Work to be completed » Take the lines of the data below from the very first through the line containing "from matplotlib.patches import Rectangle" and output them exactly, pictures excluded.

Data »

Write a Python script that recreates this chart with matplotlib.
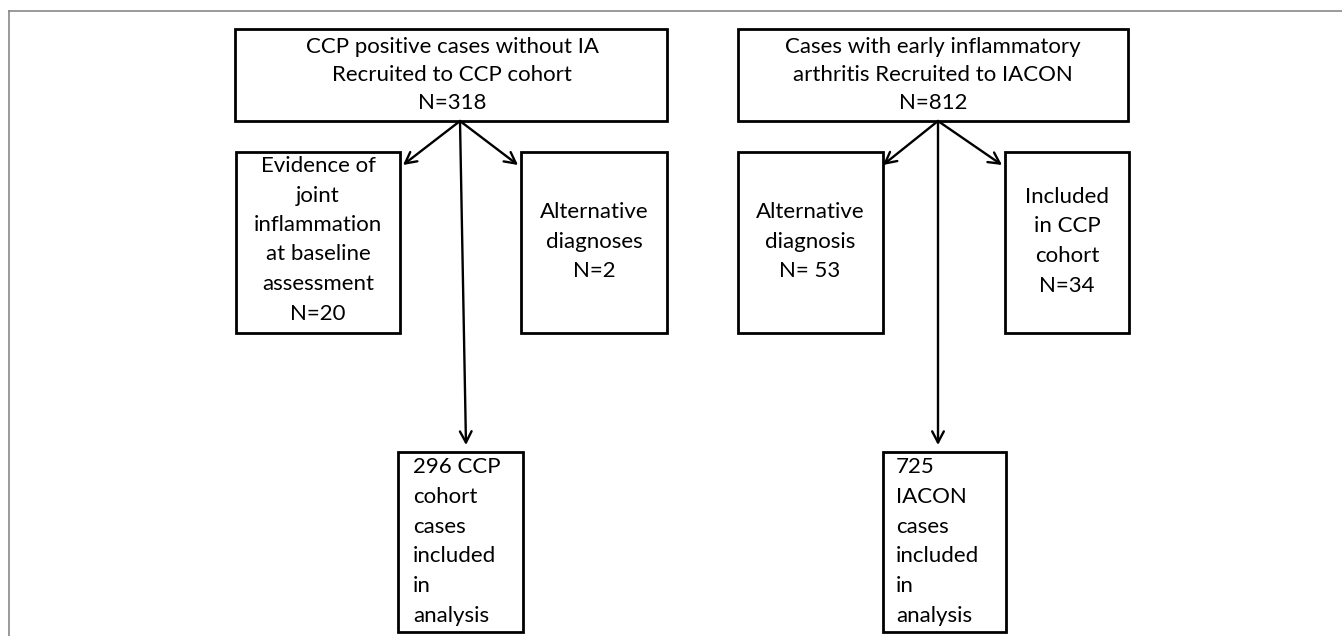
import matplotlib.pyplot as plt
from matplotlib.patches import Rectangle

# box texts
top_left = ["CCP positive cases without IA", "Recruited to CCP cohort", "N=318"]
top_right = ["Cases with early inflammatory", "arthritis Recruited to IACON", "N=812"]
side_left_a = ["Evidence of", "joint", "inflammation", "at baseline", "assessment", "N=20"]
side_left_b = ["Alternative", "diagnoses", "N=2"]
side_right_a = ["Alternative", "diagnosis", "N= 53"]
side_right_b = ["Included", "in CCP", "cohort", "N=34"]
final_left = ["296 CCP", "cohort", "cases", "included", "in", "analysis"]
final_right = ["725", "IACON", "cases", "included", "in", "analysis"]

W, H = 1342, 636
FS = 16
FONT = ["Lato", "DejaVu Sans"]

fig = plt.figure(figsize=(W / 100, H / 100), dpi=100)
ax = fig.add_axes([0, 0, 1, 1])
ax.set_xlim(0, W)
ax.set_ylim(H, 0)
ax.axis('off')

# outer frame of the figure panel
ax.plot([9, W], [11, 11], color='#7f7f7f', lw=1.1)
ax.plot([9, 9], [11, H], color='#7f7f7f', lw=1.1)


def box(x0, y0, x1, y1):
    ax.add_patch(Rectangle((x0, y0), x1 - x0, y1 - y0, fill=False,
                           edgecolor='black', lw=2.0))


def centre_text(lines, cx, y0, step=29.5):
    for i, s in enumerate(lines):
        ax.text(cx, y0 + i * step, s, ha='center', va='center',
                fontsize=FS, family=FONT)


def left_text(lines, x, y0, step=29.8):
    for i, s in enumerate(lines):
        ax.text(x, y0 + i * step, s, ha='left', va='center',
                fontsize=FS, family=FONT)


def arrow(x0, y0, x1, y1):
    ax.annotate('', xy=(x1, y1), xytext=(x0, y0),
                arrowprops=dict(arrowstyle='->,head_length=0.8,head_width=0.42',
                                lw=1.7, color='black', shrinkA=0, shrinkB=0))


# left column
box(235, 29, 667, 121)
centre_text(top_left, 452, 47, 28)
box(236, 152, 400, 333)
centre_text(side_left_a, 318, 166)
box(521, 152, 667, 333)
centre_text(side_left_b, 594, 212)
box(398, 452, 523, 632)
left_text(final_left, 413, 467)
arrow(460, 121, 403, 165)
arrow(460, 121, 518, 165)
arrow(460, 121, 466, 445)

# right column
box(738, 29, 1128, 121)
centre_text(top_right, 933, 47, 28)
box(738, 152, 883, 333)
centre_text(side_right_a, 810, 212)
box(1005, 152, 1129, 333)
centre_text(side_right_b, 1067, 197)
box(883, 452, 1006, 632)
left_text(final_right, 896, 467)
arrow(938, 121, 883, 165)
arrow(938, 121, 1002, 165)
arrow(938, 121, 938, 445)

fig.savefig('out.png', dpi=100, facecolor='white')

Output for this exercise »
Write a Python script that recreates this chart with matplotlib.
import matplotlib.pyplot as plt
from matplotlib.patches import Rectangle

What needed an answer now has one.